Running for Your Life: Doubt as Starter

Am riding the N Train, going local, on a Sunday (Nov. 12) and making notes.

When I arrived at the station on the R Train, the more convenient D Train was on the express track, doors open. We R passengers made a bee line for the doors, which closed before anyone could get in. Then the D pulled out, which is why I’m on my second choice: the slow-moving N.

How hard is it to look and see, to accept, without judgment? For without that state of mind, doesn’t creativity founder?  

What is doubt in art but the starter, what you build from the ground up, you know, like in sourdough bread-making.

In art, your particular brand of doubt creates something fresh and new, removed from the unoriginal, the creative equivalent to the subway ad campaign for an entrepreneur service that in one ad chastises those who take a simple career path, noting disdainfully that it’s called a path because someone else has blazed it, meaning by that very nature the path is unoriginal and therefore not worthy of the best among us.

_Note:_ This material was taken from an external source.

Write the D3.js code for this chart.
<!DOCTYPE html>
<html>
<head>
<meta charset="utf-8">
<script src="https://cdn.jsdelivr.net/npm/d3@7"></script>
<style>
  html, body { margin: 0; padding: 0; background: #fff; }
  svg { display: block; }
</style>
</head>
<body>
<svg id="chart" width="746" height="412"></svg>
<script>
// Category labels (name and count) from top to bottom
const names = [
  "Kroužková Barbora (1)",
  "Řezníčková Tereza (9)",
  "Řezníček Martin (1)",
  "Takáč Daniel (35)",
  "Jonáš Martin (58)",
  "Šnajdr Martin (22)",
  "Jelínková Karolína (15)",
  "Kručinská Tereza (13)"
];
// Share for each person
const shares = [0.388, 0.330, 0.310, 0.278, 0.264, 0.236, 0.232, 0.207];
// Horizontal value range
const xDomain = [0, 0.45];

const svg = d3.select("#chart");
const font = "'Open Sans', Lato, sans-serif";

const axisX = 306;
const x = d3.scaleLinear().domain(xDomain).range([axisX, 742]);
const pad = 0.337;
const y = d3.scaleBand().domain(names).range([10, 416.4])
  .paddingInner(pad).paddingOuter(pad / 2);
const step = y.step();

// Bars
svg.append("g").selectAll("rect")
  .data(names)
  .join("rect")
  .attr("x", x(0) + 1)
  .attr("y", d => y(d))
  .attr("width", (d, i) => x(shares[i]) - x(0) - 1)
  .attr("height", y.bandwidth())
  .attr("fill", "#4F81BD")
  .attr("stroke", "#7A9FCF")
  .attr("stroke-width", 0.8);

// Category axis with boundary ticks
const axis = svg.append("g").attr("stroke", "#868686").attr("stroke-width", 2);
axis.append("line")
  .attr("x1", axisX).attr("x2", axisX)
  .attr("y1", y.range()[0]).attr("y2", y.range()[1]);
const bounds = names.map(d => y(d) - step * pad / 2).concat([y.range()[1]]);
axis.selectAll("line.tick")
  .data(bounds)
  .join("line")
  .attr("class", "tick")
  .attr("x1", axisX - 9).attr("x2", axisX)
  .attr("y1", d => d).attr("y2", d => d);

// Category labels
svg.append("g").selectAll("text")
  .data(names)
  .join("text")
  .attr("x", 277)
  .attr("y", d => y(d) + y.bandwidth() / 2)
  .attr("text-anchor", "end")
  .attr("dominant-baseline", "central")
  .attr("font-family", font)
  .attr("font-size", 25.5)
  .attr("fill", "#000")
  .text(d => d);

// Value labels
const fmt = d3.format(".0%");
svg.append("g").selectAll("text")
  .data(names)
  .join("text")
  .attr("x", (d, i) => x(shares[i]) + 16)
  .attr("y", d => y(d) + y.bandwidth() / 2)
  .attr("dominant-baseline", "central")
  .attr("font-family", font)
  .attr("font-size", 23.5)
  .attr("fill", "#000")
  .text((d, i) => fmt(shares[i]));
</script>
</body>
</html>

Precept: Original and new is good; unoriginal and old is bad.

A second ad by the entrepreneur gurus says: “Nobody ever said: ‘Just think about it.”

Except, of course, philosopher kings and queens … After all, thinking is the one thing that, at least theoretically, we humans do better than other animals. We apparently think; it is other animals that “do,” who, in fact, are the masters of doing.